Infrastructure Australia’s Australian Infrastructure Plan was released in February. General Manager of Operations for SUEZ, Mark Lautre, explores the plan and its calls for greater efficiency and improvements in water utilities across Australia.
It is clear the Australian Infrastructure Plan recognises the important role the urban water sector plays in Australia. With over $150billion in assets, the plan is right to examine the water sector and how it can continue to contribute to the productivity and liveability of our cities and regions.
The plan highlights the challenges of regional water utilities. In particular, it details the growing cost of service delivery, challenges with insufficient scale, declining asset condition and the lack of capacity to respond to emerging technologies.
The plan presents bold ideas for reform including aggregation of government-owned operations or the privatisation of water assets. Whichever the model, it’s pleasing to see that the plan has a clear customer focus.
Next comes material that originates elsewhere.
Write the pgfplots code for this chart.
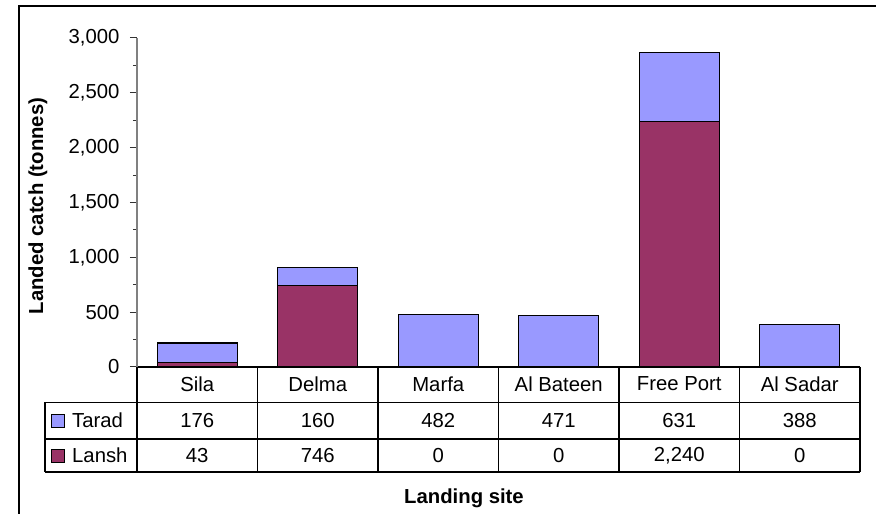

Ultimately, all utility owners and operators are interested in providing Australians with high quality water and a reliable supply at the most affordable price possible. In Australia, it’s important to acknowledge that there are already examples where the private and public sector have partnered to deliver on this customer promise.
SUEZ is involved in two operating alliances in Australia which are delivering real sustainable savings and improved customer service levels.
Working in collaboration with our partners, Water Corporation of Western Australia and Broadspectrum, the ‘Aroona Alliance’ has delivered $5.55million in sustainable operating savings through business efficiency improvements in 2014/15. In South Australia, SUEZ again works with Broadspectrum in a joint venture called Allwater. Both companies in an Alliance with SA Water are embracing change and finding better ways to do things to bring cost savings to the network.
The Alliance model enables SA Water to work flexibly with its partners to deliver water services to metropolitan customers. The model relies on expertise from all partners to drive improvements in operational efficiency, energy efficiency, asset management and supply chain with positive outcomes.
The results in Adelaide have been pleasing. For example, across the six wastewater treatment plants, the team has increased energy efficiency by five per cent in 2014-15, translating to a total cost avoidance of $500,000.
The Alliance is also tapping into global expertise with a range of technical support and cooperative research initiatives underway. In February 2015 the alliance began a project to develop modelling tools to quickly identify composition of algal blooms in water resources.
It is clear that water utilities across Australia are faced with ageing infrastructure and limited capital. However, there are many opportunities in the short term to maximise the performance, decrease total cost and extend the life of our assets.
The Australian Infrastructure Plan presents some ideas. Firstly, on how the management of data and technology can play a role in helping operators to improve network efficiency and save costs. In the water sector, sensors are now being used to manage networks in real-time, allowing more efficient management of established systems and improved response to customers’ needs.
The use of data assists operational decision making to reduce system leakage and allows capital expenditure to be prioritised and optimised. SUEZ has developed an innovative, real-time network monitoring tool called Aquadvanced around the world.
Optimisation of energy usage and generation of energy to offset imported energy requirements in wastewater treatment facilities is well developed in the water industry, but even greater performance is being achieved through the deployment of emerging technologies.
In Amman in Jordan, SUEZ built, co-financed, and has been operating the As Samra Wastewater Treatment Plant (WWTP) since 2008.
Through hydro energy and biogas production, the WWTP is 80 per cent energy self-sufficient with only 20 per cent of its needs drawn from the national grid. 230,000kWh of energy is produced per day.
Whether it’s in Jordan or Australia, the sharing of expertise has been key. Alliance models are about providing access to and transferring know-how and expertise to local staff with a shared goal of improving operational efficiency. The model is working well in Australia and is contributing to improving the performance of our water utilities.
The 1st phase (2003) was financed by SUEZ and its partner Morganti, an affiliate of the Consolidated Contractors Group, USAID (United States Agency for International Development), and a pool of 10 local banks led by Arab Bank. The 2nd Phase (2012) was co-financed by the same sponsors and MCC (Millennium Challenge Corporation); Arab Bank arranged a syndicate of nine local and international financial institutions to provide a loan.